In New Jersey’s congressional primaries, bigger wallets give a small set of mega-donors an outsized voice, according to new information released today by NJPIRG Law and Policy Center and Demos. Just 383 donors who gave $1,000 or more to candidates in the primaries outspent the at least 6,871 small donors who gave less than $200, and 66 percent of all candidate contributions came from donors giving chunks of $1,000 or more.
Our analysis of fund-raising data from 2014’s congressional primaries examines the way these dynamics are playing out state by state across the country. While some states show markedly more inequity than others, the picture painted by the data is of a primary money race where large donors carry more weight than ordinary Americans. Nationwide, just under two-thirds of all candidate contributions came from the largest donors (those giving over $1,000). And fewer than 5,500 large donors matched the primary contributions coming from at least 440,000 donors nationwide.

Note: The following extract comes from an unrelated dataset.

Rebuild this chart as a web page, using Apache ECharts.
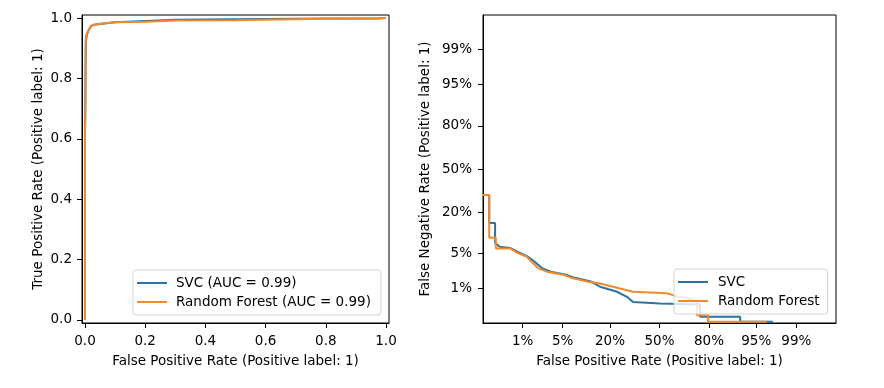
<!DOCTYPE html>
<html>
<head>
<meta charset="utf-8">
<script src="https://cdn.jsdelivr.net/npm/echarts@6/dist/echarts.min.js"></script>
<style>html,body{margin:0;padding:0;background:#fff}#c{width:884px;height:388px}</style>
</head>
<body>
<div id="c"></div>
<script>
// ---------- DATA (rates in percent) ----------
// ROC curves (left panel)
const rocFpr    = [0, 0, 0.1, 0.2, 0.3, 0.5, 1, 2, 3, 5, 10, 20, 30, 50, 80, 97, 100];
const svcRocTpr = [0, 62, 69.4, 85.4, 92.5, 93.8, 95.6, 97.3, 97.8, 98.0, 98.6, 99.0, 99.4, 99.56, 99.8, 99.85, 100];
const rfRocTpr  = [0, 62, 69.4, 91.0, 93.9, 93.9, 95.6, 97.3, 97.8, 98.1, 98.6, 98.8, 99.16, 99.3, 99.78, 99.85, 100];

// DET curves (right panel)
const svcDetFpr = [0.11, 0.19, 0.19, 0.26, 0.26, 0.33, 0.55, 0.80, 1.27, 1.71, 2.28, 3.36, 5.4, 7.5, 12.5, 15.6, 23.5, 29.0, 32.6, 50.3, 69.8, 75.5, 75.5, 91.5, 91.5, 97.3];
const svcDetFnr = [30.6, 30.6, 14.6, 14.6, 7.46, 6.5, 6.2, 5.3, 4.37, 3.5, 2.68, 2.23, 2.0, 1.70, 1.40, 1.09, 0.84, 0.64, 0.48, 0.44, 0.42, 0.42, 0.20, 0.20, 0.146, 0.146];
const rfDetFpr  = [0.11, 0.19, 0.19, 0.27, 0.27, 0.55, 0.80, 1.21, 1.38, 1.94, 2.9, 5.4, 6.8, 11.2, 15.6, 25.1, 32.6, 55.1, 61.7, 73.8, 73.8, 79.5, 79.5, 96.6];
const rfDetFnr  = [30.6, 30.6, 9.0, 9.0, 6.1, 6.1, 5.08, 4.37, 3.8, 2.68, 2.23, 1.94, 1.68, 1.40, 1.29, 1.0, 0.84, 0.77, 0.66, 0.53, 0.22, 0.22, 0.146, 0.146];

// Tick labels
const rocTicks = [0, 0.2, 0.4, 0.6, 0.8, 1.0];
const detTicks = [0.01, 0.05, 0.20, 0.5, 0.80, 0.95, 0.99];
const detTickLabels = ['1%', '5%', '20%', '50%', '80%', '95%', '99%'];

const rocNames = ['SVC (AUC = 0.99)', 'Random Forest (AUC = 0.99)'];
const detNames = ['SVC', 'Random Forest'];
// --------------------------------------------------------------------

// inverse normal CDF (probit) – the DET axis scale
function probit(p){
  const a=[-3.969683028665376e+01,2.209460984245205e+02,-2.759285104469687e+02,1.383577518672690e+02,-3.066479806614716e+01,2.506628277459239e+00];
  const b=[-5.447609879822406e+01,1.615858368580409e+02,-1.556989798598866e+02,6.680131188771972e+01,-1.328068155288572e+01];
  const c=[-7.784894002430293e-03,-3.223964580411365e-01,-2.400758277161838e+00,-2.549732539343734e+00,4.374664141464968e+00,2.938163982698783e+00];
  const d=[7.784695709041462e-03,3.224671290700398e-01,2.445134137142996e+00,3.754408661907416e+00];
  const pl=0.02425, ph=1-pl; let q,r;
  if(p<pl){q=Math.sqrt(-2*Math.log(p));return (((((c[0]*q+c[1])*q+c[2])*q+c[3])*q+c[4])*q+c[5])/((((d[0]*q+d[1])*q+d[2])*q+d[3])*q+1);}
  if(p<=ph){q=p-0.5;r=q*q;return (((((a[0]*r+a[1])*r+a[2])*r+a[3])*r+a[4])*r+a[5])*q/(((((b[0]*r+b[1])*r+b[2])*r+b[3])*r+b[4])*r+1);}
  q=Math.sqrt(-2*Math.log(1-p));return -(((((c[0]*q+c[1])*q+c[2])*q+c[3])*q+c[4])*q+c[5])/((((d[0]*q+d[1])*q+d[2])*q+d[3])*q+1);
}

const BLUE = '#2a73a4', ORANGE = '#f08a2c';
const FONT = 'DejaVu Sans';
const FS = 13.5;
const detTickPos = detTicks.map(probit);

function rocPairs(fpr, tpr){ return fpr.map((v,i)=>[v/100, tpr[i]/100]); }
function detPairs(fpr, fnr){ return fpr.map((v,i)=>[probit(v/100), probit(fnr[i]/100)]); }
function labelOf(v){
  for (let i=0;i<detTickPos.length;i++) if (Math.abs(detTickPos[i]-v)<1e-6) return detTickLabels[i];
  return '';
}

const axisCommon = {
  axisLine: {show: true, onZero: false, lineStyle: {color: '#000', width: 1}},
  axisTick: {show: true, length: 5, lineStyle: {color: '#000', width: 1}},
  splitLine: {show: false},
  nameLocation: 'middle',
  nameTextStyle: {fontFamily: FONT, fontSize: FS, color: '#000'}
};

const chart = echarts.init(document.getElementById('c'), null, {renderer: 'canvas'});
chart.setOption({
  animation: false,
  backgroundColor: '#fff',
  textStyle: {fontFamily: FONT},
  grid: [
    {left: 82, right: 495, top: 15, bottom: 65, show: true, borderColor: '#000', borderWidth: 1, backgroundColor: 'transparent'},
    {left: 483, right: 48, top: 15, bottom: 65, show: true, borderColor: '#000', borderWidth: 1, backgroundColor: 'transparent'}
  ],
  xAxis: [
    Object.assign({}, axisCommon, {
      type: 'value', gridIndex: 0, min: -0.01, max: 1.01,
      name: 'False Positive Rate (Positive label: 1)', nameGap: 31,
      axisTick: Object.assign({}, axisCommon.axisTick, {customValues: rocTicks}),
      axisLabel: {customValues: rocTicks, margin: 11, color: '#000', fontFamily: FONT, fontSize: FS, formatter: v => v.toFixed(1)}
    }),
    Object.assign({}, axisCommon, {
      type: 'value', gridIndex: 1, min: -3, max: 3,
      name: 'False Positive Rate (Positive label: 1)', nameGap: 31,
      axisTick: Object.assign({}, axisCommon.axisTick, {customValues: detTickPos}),
      axisLabel: {customValues: detTickPos, margin: 11, color: '#000', fontFamily: FONT, fontSize: FS, formatter: labelOf}
    })
  ],
  yAxis: [
    Object.assign({}, axisCommon, {
      type: 'value', gridIndex: 0, min: -0.01, max: 1.01,
      name: 'True Positive Rate (Positive label: 1)', nameGap: 37,
      axisTick: Object.assign({}, axisCommon.axisTick, {customValues: rocTicks}),
      axisLabel: {customValues: rocTicks, margin: 10, color: '#000', fontFamily: FONT, fontSize: FS, formatter: v => v.toFixed(1)}
    }),
    Object.assign({}, axisCommon, {
      type: 'value', gridIndex: 1, min: -3, max: 3,
      name: 'False Negative Rate (Positive label: 1)', nameGap: 51,
      axisTick: Object.assign({}, axisCommon.axisTick, {customValues: detTickPos}),
      axisLabel: {customValues: detTickPos, margin: 11, color: '#000', fontFamily: FONT, fontSize: FS, formatter: labelOf}
    })
  ],
  legend: [
    {
      data: rocNames, orient: 'vertical', left: 133, top: 270,
      icon: 'rect', itemWidth: 30, itemHeight: 2, itemGap: 5,
      padding: [6, 10, 6, 4],
      backgroundColor: 'rgba(255,255,255,0.8)', borderColor: '#d3d3d3', borderWidth: 1, borderRadius: 3,
      textStyle: {fontFamily: FONT, fontSize: FS, color: '#000', padding: [0, 0, 0, 4]}
    },
    {
      data: detNames, orient: 'vertical', left: 674, top: 269,
      icon: 'rect', itemWidth: 30, itemHeight: 2, itemGap: 5,
      padding: [6, 8, 6, 4],
      backgroundColor: 'rgba(255,255,255,0.8)', borderColor: '#d3d3d3', borderWidth: 1, borderRadius: 3,
      textStyle: {fontFamily: FONT, fontSize: FS, color: '#000', padding: [0, 0, 0, 5]}
    }
  ],
  series: [
    {name: rocNames[0], type: 'line', xAxisIndex: 0, yAxisIndex: 0, data: rocPairs(rocFpr, svcRocTpr),
     showSymbol: false, symbol: 'none', color: BLUE, lineStyle: {color: BLUE, width: 2}, z: 2},
    {name: rocNames[1], type: 'line', xAxisIndex: 0, yAxisIndex: 0, data: rocPairs(rocFpr, rfRocTpr),
     showSymbol: false, symbol: 'none', color: ORANGE, lineStyle: {color: ORANGE, width: 2}, z: 3},
    {name: detNames[0], type: 'line', xAxisIndex: 1, yAxisIndex: 1, data: detPairs(svcDetFpr, svcDetFnr),
     showSymbol: false, symbol: 'none', color: BLUE, lineStyle: {color: BLUE, width: 2}, z: 2, clip: true},
    {name: detNames[1], type: 'line', xAxisIndex: 1, yAxisIndex: 1, data: detPairs(rfDetFpr, rfDetFnr),
     showSymbol: false, symbol: 'none', color: ORANGE, lineStyle: {color: ORANGE, width: 2}, z: 3, clip: true}
  ]
});
</script>
</body>
</html>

This term, the Supreme Court is considering a challenge to aggregate contribution limits in a case called McCutcheon v. FEC. The current limit on what one person may contribute to all federal candidates, parties and PACs is $123,200. Absent this limit, one wealthy donor would be permitted to contribute more than $3.5 million to a single party’s candidates and party committees (plus a virtually unlimited amount to supportive PACs).
The first presidential election since Citizens United lived up to its hype, with unprecedented outside spending from new sources making headlines. Demos and NJPIRG Law & Policy Center analysis of reports from campaigns, parties, and outside spenders to the Federal Election Commission found that our big money system distorts democracy and creates clear winners and losers: Wealthy Donors Over Average Citizens, Special Interests Over the Public Interest, Incumbents Over Challengers & Grassroots Candidates, Secret Spenders Over Voters Seeking Accountability.